Потолок разъехался, и начал спускаться медицинский инструментарий.
Это были орудия программной агрессии – софт, который с германской выдумкой замаскировали под хард. Пакет специальной противовирусной защиты Файерволла, упакованный в железо, пластик и латекс. Страшные трубы и кишки; щупы, не знающие преград; синхронизирующие клистирные установки и вибромассажеры отвлекающего действия; обманные гендерные гаджеты для рассредоточения внимания; игольчатые электроды и лазерные пилы, музыкальные гипноиндукторы и кислотные капельницы. Слева грянул походный марш Люфтваффе. Справа вступил орган, и его замогильный вой расположил меня к образам угрюмого средневековья.
Папаша Бородавочник скрестил на груди руки.
– Вы на редкость живучи, Псаев, – отметил он. – Уважьте старика. Я знаю, что вы бестелесны, но было бы приятно услышать. Отсутствие признания – позор на мои седины.
Я наступил на голову Тутора и надавил, что было силы. Под каблуком хрустнуло и лопнуло. Я брыкнул ногой, стряхивая налипшее.
– Сначала вы. Расскажите о Теобальде.
– Великий человек, – отмахнулся Папаша. – Какое вам дело до него? Вино уже прибыло по назначению.
– Этого мало. Пусть стоит. Никто к нему не притронется.
Папаша расхохотался.
– Это ваши, да не притронутся к вину? Не смешите меня, Псаев.
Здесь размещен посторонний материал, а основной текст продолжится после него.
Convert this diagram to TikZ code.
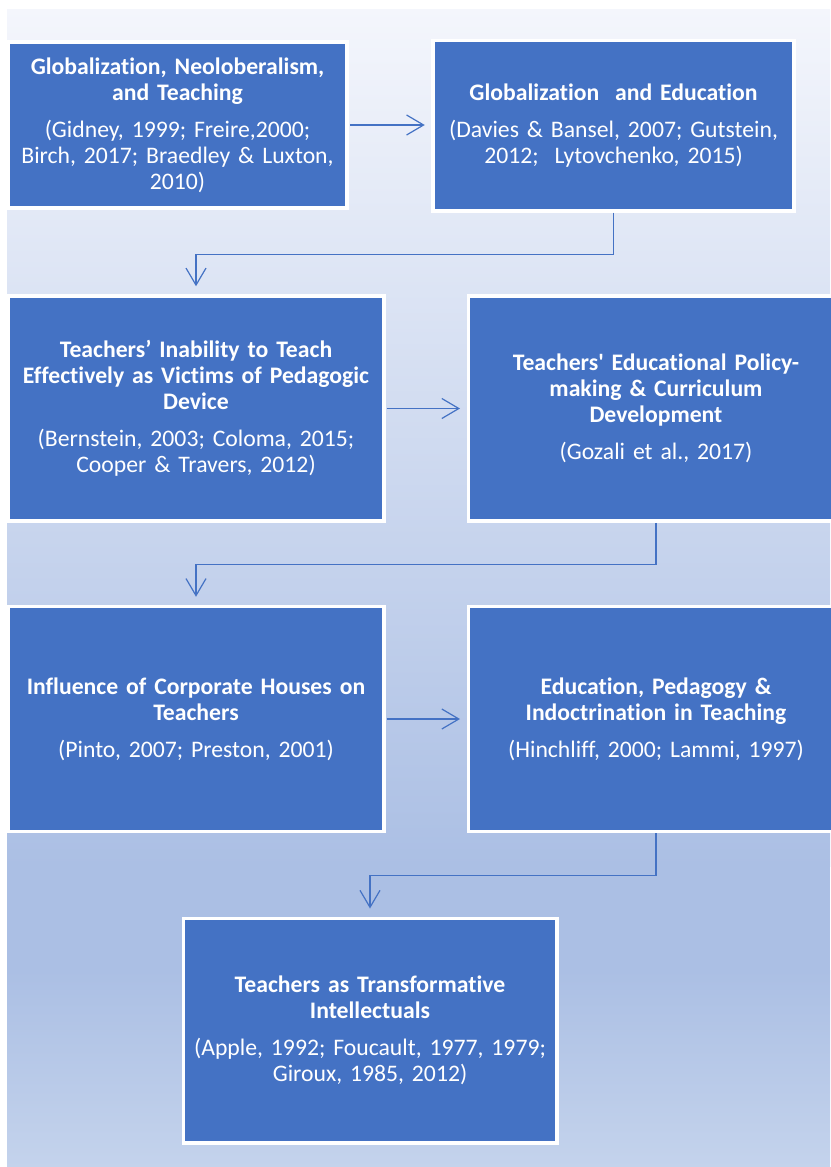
\documentclass[tikz,border=0pt]{standalone}
\usepackage{fontspec}
\setmainfont{Carlito}[Ligatures={TeXOff,NoCommon}]
\usetikzlibrary{arrows.meta}
\definecolor{boxblue}{HTML}{4472C4}
\definecolor{bgtop}{HTML}{F4F6FC}
\definecolor{bgmid}{HTML}{ABBFE4}
\definecolor{bgbot}{HTML}{C4D3EC}
\newcommand{\boxfont}{\fontsize{23.7}{26}\selectfont}
\newcommand{\boxtext}[2]{{\bfseries #1}\\[11pt]#2}

\begin{document}
\begin{tikzpicture}[x=1pt,y=1pt]
                    \tikzset{topic/.style={rectangle,fill=boxblue,draw=white,line width=3.5pt,text=white,align=center,inner sep=0,font=\boxfont,text width=330}}
                    \tikzset{wide/.style={topic,minimum width=375.5,minimum height=225,text width=365}}
                    \tikzset{link/.style={draw=boxblue,line width=1.2pt,-{Straight Barb[length=17pt,width=20pt]},shorten >=8pt}}
                    {
                        \useasboundingbox (0,0) rectangle (830,-1167);
                        % background
                        \fill[top color=bgtop,bottom color=bgmid] (7,-9) rectangle (830,-866);
                        \fill[bgmid] (7,-866) rectangle (830,-970);
                        \fill[top color=bgmid,bottom color=bgbot] (7,-970) rectangle (830,-1167);

                        \node[topic,minimum width=339,minimum height=166] (glob) at (177.5,-125) {\boxtext{Globalization, Neoloberalism,\\and Teaching}{(Gidney, 1999; Freire,2000;\\Birch, 2017; Braedley \& Luxton,\\2010)}};
                        \node[topic,minimum width=361,minimum height=170.5,text width=350] (edu) at (613.5,-125.5) {\boxtext{Globalization\ \ and Education}{(Davies \& Bansel, 2007; Gutstein,\\2012;\ \ Lytovchenko, 2015)}};
                        \node[wide] (victim) at (196,-408.5) {\boxtext{Teachers’ Inability to Teach\\Effectively as Victims of Pedagogic\\Device}{(Bernstein, 2003; Coloma, 2015;\\Cooper \& Travers, 2012)}};
                        \node[wide] (policy) at (656,-408.5) {\boxtext{Teachers' Educational Policy-\\making \& Curriculum\\Development}{(Gozali et al., 2017)}};
                        \node[wide] (corp) at (196,-719) {\boxtext{Influence of Corporate Houses on\\Teachers}{(Pinto, 2007; Preston, 2001)}};
                        \node[wide] (indoc) at (656,-719) {\boxtext{Education, Pedagogy \&\\Indoctrination in Teaching}{(Hinchliff, 2000; Lammi, 1997)}};
                        \node[topic,minimum width=373.5,minimum height=224.5,text width=365] (trans) at (370,-1030.5) {\boxtext{Teachers as Transformative\\Intellectuals}{(Apple, 1992; Foucault, 1977, 1979;\\Giroux, 1985, 2012)}};

                        \path[every edge/.style={link,shorten <=1pt,shorten >=6.5pt}]
                            (glob.east) edge (glob.east -| edu.west)
                            (victim.east) edge (victim.east -| policy.west)
                            (corp.east) edge (corp.east -| indoc.west);

                        \draw[link] (edu.south) -- ++(0,-42) -| (victim.north);
                        \draw[link] (policy.south) -- ++(0,-42) -| (corp.north);
                        \draw[link] (indoc.south) -- ++(0,-42) -| (trans.north);
                    }
\end{tikzpicture}
\end{document}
Тут он был прав, не отнимешь.
– Притормозите ваше оборудование, – попросил я. – Есть обстоятельство, которого вы не учли. Вы даже не подозреваете о нем.
Он насторожился и щелкнул пальцами. Зонды и щупы зависли в полуметре надо мной. Я мельком оглядел себя. Раны зияли, кости торчали как попало. Одно ребро, похоже, проткнуло легкое, и мне грозил пневмоторакс. Самому удивительно, как я еще стоял на ногах.
– Вам будет очень больно, Папаша, – заметил я скорбно. – Не скрою, мне отчасти вас жаль.
– Почему? – спросил он напряженно, не делая попытки возразить, благо знал, что я попусту не скажу.
– По очень простой причине. Дело в том, что вы сами вирус.
Папаша вытаращил глаза.
– Бред! – гавкнул он.
– Неужели? – Превозмогая боль, я тоже щелкнул пальцами, и все клистиры послушно развернулись к нему. – Человеку свойственно ошибаться, зато машина безупречна. Вам ли не знать. На том стояло и стоит ваше убогое безжизненное мышление.
Папаша побелел, как полотно.
– Не может быть, – пробормотал он. – Скажите, что вы пошутили, Псаев.